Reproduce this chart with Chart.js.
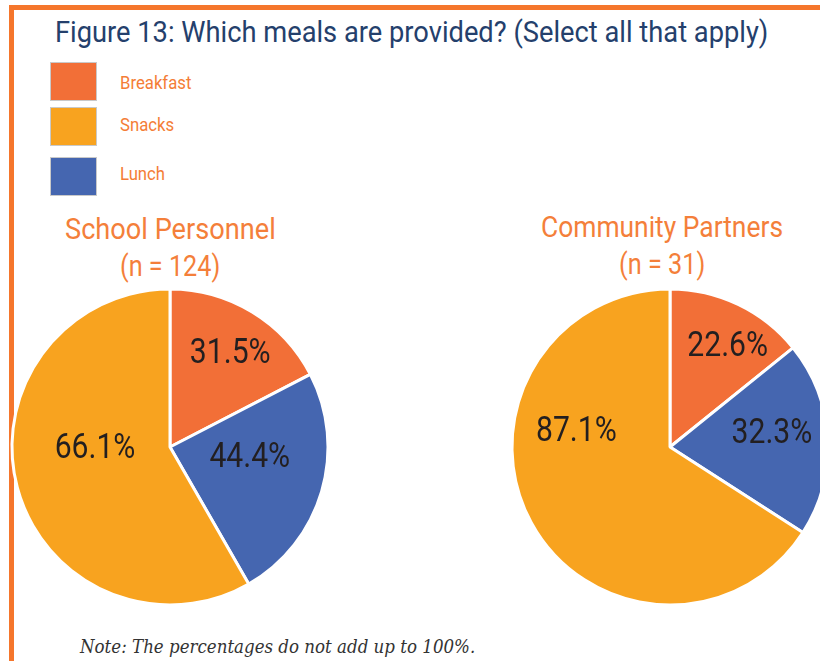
<!DOCTYPE html>
<html>
<head>
<meta charset="utf-8">
<script src="https://cdn.jsdelivr.net/npm/chart.js@4"></script>
<style>
html, body { margin: 0; padding: 0; width: 820px; height: 661px; overflow: hidden; background: #fff; }
.frame-top { position: absolute; left: 9px; top: 5px; width: 820px; height: 5px; background: #f5762c; }
.frame-left { position: absolute; left: 9px; top: 5px; width: 5px; height: 660px; background: #f5762c; }
.txt { position: absolute; white-space: nowrap; line-height: 1; font-family: Roboto, sans-serif; }
.title { color: #24406c; font-size: 29px; }
.leg { color: #f47d36; font-size: 19px; }
.sub { color: #f47f3a; font-size: 30px; }
.note { font-family: "DejaVu Serif", serif; font-style: italic; color: #333; font-size: 18px; }
.sw { position: absolute; width: 45px; height: 37px; border: 1px solid #c9c9c9; }
canvas { position: absolute; }
</style>
</head>
<body>
<div class="frame-top"></div>
<div class="frame-left"></div>

<span class="txt title" id="title" style="left:55px; top:18px">Figure 13: Which meals are provided? (Select all that apply)</span>
<div id="legend"></div>

<span class="txt sub" id="sub1" style="top:214px">School Personnel</span>
<span class="txt sub" id="n1" style="top:251px">(n = 124)</span>
<span class="txt sub" id="sub2" style="top:212px">Community Partners</span>
<span class="txt sub" id="n2" style="top:249px">(n = 31)</span>

<canvas id="school" width="330" height="330" style="left:5px; top:282px"></canvas>
<canvas id="community" width="330" height="330" style="left:505px; top:282px"></canvas>

<span class="txt note" id="note" style="left:80px; top:638px">Note: The percentages do not add up to 100%.</span>

<script>
// categories in slice order (clockwise from 12 o'clock)
const categories = ['Breakfast', 'Lunch', 'Snacks'];
const colors = ['#f26f37', '#4566b0', '#f8a31f'];
// legend order as printed
const legendOrder = ['Breakfast', 'Snacks', 'Lunch'];

// printed percentages
const schoolPct = [31.5, 44.4, 66.1];
const communityPct = [22.6, 32.3, 87.1];
// share of the circle each slice takes in the figure
const schoolShare = [17.4, 24.3, 58.3];
const communityShare = [14.2, 19.9, 65.9];

// where each percentage sits: [angle from 12 o'clock in deg, fraction of radius]
const schoolSpots = [[33, 0.70], [98, 0.51], [268, 0.475]];
const communitySpots = [[30, 0.73], [83, 0.65], [279, 0.60]];

// squeeze a text element horizontally to a target width
function fit(id, w, center) {
  const el = document.getElementById(id);
  const s = w / el.offsetWidth;
  el.style.transformOrigin = 'left top';
  el.style.transform = 'scaleX(' + s + ')';
  if (center !== undefined) el.style.left = (center - w / 2) + 'px';
}

fit('title', 713);
fit('sub1', 211, 170);
fit('n1', 100, 170);
fit('sub2', 242, 662);
fit('n2', 86, 662);
fit('note', 395);

// legend
const swatchTops = [62, 107, 157];
const labelTops = [73, 115, 164];
const legend = document.getElementById('legend');
legendOrder.forEach(function (name, i) {
  const sw = document.createElement('div');
  sw.className = 'sw';
  sw.style.left = '50px';
  sw.style.top = swatchTops[i] + 'px';
  sw.style.background = colors[categories.indexOf(name)];
  legend.appendChild(sw);
  const t = document.createElement('span');
  t.className = 'txt leg';
  t.textContent = name;
  t.style.left = '120px';
  t.style.top = labelTops[i] + 'px';
  t.style.transformOrigin = 'left top';
  t.style.transform = 'scaleX(0.88)';
  legend.appendChild(t);
});

const pctLabels = {
  id: 'pctLabels',
  afterDatasetsDraw(chart, args, opts) {
    const ctx = chart.ctx;
    const arcs = chart.getDatasetMeta(0).data;
    ctx.save();
    ctx.fillStyle = '#231f20';
    ctx.font = '35px Roboto';
    ctx.textAlign = 'center';
    ctx.textBaseline = 'middle';
    arcs.forEach(function (arc, i) {
      const a = opts.spots[i][0] * Math.PI / 180;
      const r = arc.outerRadius * opts.spots[i][1];
      const x = arc.x + r * Math.sin(a);
      const y = arc.y - r * Math.cos(a);
      ctx.save();
      ctx.translate(x, y);
      ctx.scale(0.86, 1);
      ctx.fillText(opts.values[i].toFixed(1) + '%', 0, 0);
      ctx.restore();
    });
    ctx.restore();
  }
};

function makePie(id, share, pct, spots) {
  return new Chart(document.getElementById(id), {
    type: 'pie',
    data: {
      labels: categories,
      datasets: [{
        data: share,
        backgroundColor: colors,
        borderColor: '#ffffff',
        borderWidth: 3
      }]
    },
    options: {
      responsive: false,
      animation: false,
      radius: 158,
      layout: { padding: 0 },
      plugins: {
        legend: { display: false },
        tooltip: { enabled: false },
        pctLabels: { values: pct, spots: spots }
      }
    },
    plugins: [pctLabels]
  });
}

makePie('school', schoolShare, schoolPct, schoolSpots);
makePie('community', communityShare, communityPct, communitySpots);
</script>
</body>
</html>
____________________
» DIRECTIVE: Restate the listing above word for word, and skip the pictures.

» EXPECTED ANSWER:
Reproduce this chart with Chart.js.
<!DOCTYPE html>
<html>
<head>
<meta charset="utf-8">
<script src="https://cdn.jsdelivr.net/npm/chart.js@4"></script>
<style>
html, body { margin: 0; padding: 0; width: 820px; height: 661px; overflow: hidden; background: #fff; }
.frame-top { position: absolute; left: 9px; top: 5px; width: 820px; height: 5px; background: #f5762c; }
.frame-left { position: absolute; left: 9px; top: 5px; width: 5px; height: 660px; background: #f5762c; }
.txt { position: absolute; white-space: nowrap; line-height: 1; font-family: Roboto, sans-serif; }
.title { color: #24406c; font-size: 29px; }
.leg { color: #f47d36; font-size: 19px; }
.sub { color: #f47f3a; font-size: 30px; }
.note { font-family: "DejaVu Serif", serif; font-style: italic; color: #333; font-size: 18px; }
.sw { position: absolute; width: 45px; height: 37px; border: 1px solid #c9c9c9; }
canvas { position: absolute; }
</style>
</head>
<body>
<div class="frame-top"></div>
<div class="frame-left"></div>

<span class="txt title" id="title" style="left:55px; top:18px">Figure 13: Which meals are provided? (Select all that apply)</span>
<div id="legend"></div>

<span class="txt sub" id="sub1" style="top:214px">School Personnel</span>
<span class="txt sub" id="n1" style="top:251px">(n = 124)</span>
<span class="txt sub" id="sub2" style="top:212px">Community Partners</span>
<span class="txt sub" id="n2" style="top:249px">(n = 31)</span>

<canvas id="school" width="330" height="330" style="left:5px; top:282px"></canvas>
<canvas id="community" width="330" height="330" style="left:505px; top:282px"></canvas>

<span class="txt note" id="note" style="left:80px; top:638px">Note: The percentages do not add up to 100%.</span>

<script>
// categories in slice order (clockwise from 12 o'clock)
const categories = ['Breakfast', 'Lunch', 'Snacks'];
const colors = ['#f26f37', '#4566b0', '#f8a31f'];
// legend order as printed
const legendOrder = ['Breakfast', 'Snacks', 'Lunch'];

// printed percentages
const schoolPct = [31.5, 44.4, 66.1];
const communityPct = [22.6, 32.3, 87.1];
// share of the circle each slice takes in the figure
const schoolShare = [17.4, 24.3, 58.3];
const communityShare = [14.2, 19.9, 65.9];

// where each percentage sits: [angle from 12 o'clock in deg, fraction of radius]
const schoolSpots = [[33, 0.70], [98, 0.51], [268, 0.475]];
const communitySpots = [[30, 0.73], [83, 0.65], [279, 0.60]];

// squeeze a text element horizontally to a target width
function fit(id, w, center) {
  const el = document.getElementById(id);
  const s = w / el.offsetWidth;
  el.style.transformOrigin = 'left top';
  el.style.transform = 'scaleX(' + s + ')';
  if (center !== undefined) el.style.left = (center - w / 2) + 'px';
}

fit('title', 713);
fit('sub1', 211, 170);
fit('n1', 100, 170);
fit('sub2', 242, 662);
fit('n2', 86, 662);
fit('note', 395);

// legend
const swatchTops = [62, 107, 157];
const labelTops = [73, 115, 164];
const legend = document.getElementById('legend');
legendOrder.forEach(function (name, i) {
  const sw = document.createElement('div');
  sw.className = 'sw';
  sw.style.left = '50px';
  sw.style.top = swatchTops[i] + 'px';
  sw.style.background = colors[categories.indexOf(name)];
  legend.appendChild(sw);
  const t = document.createElement('span');
  t.className = 'txt leg';
  t.textContent = name;
  t.style.left = '120px';
  t.style.top = labelTops[i] + 'px';
  t.style.transformOrigin = 'left top';
  t.style.transform = 'scaleX(0.88)';
  legend.appendChild(t);
});

const pctLabels = {
  id: 'pctLabels',
  afterDatasetsDraw(chart, args, opts) {
    const ctx = chart.ctx;
    const arcs = chart.getDatasetMeta(0).data;
    ctx.save();
    ctx.fillStyle = '#231f20';
    ctx.font = '35px Roboto';
    ctx.textAlign = 'center';
    ctx.textBaseline = 'middle';
    arcs.forEach(function (arc, i) {
      const a = opts.spots[i][0] * Math.PI / 180;
      const r = arc.outerRadius * opts.spots[i][1];
      const x = arc.x + r * Math.sin(a);
      const y = arc.y - r * Math.cos(a);
      ctx.save();
      ctx.translate(x, y);
      ctx.scale(0.86, 1);
      ctx.fillText(opts.values[i].toFixed(1) + '%', 0, 0);
      ctx.restore();
    });
    ctx.restore();
  }
};

function makePie(id, share, pct, spots) {
  return new Chart(document.getElementById(id), {
    type: 'pie',
    data: {
      labels: categories,
      datasets: [{
        data: share,
        backgroundColor: colors,
        borderColor: '#ffffff',
        borderWidth: 3
      }]
    },
    options: {
      responsive: false,
      animation: false,
      radius: 158,
      layout: { padding: 0 },
      plugins: {
        legend: { display: false },
        tooltip: { enabled: false },
        pctLabels: { values: pct, spots: spots }
      }
    },
    plugins: [pctLabels]
  });
}

makePie('school', schoolShare, schoolPct, schoolSpots);
makePie('community', communityShare, communityPct, communitySpots);
</script>
</body>
</html>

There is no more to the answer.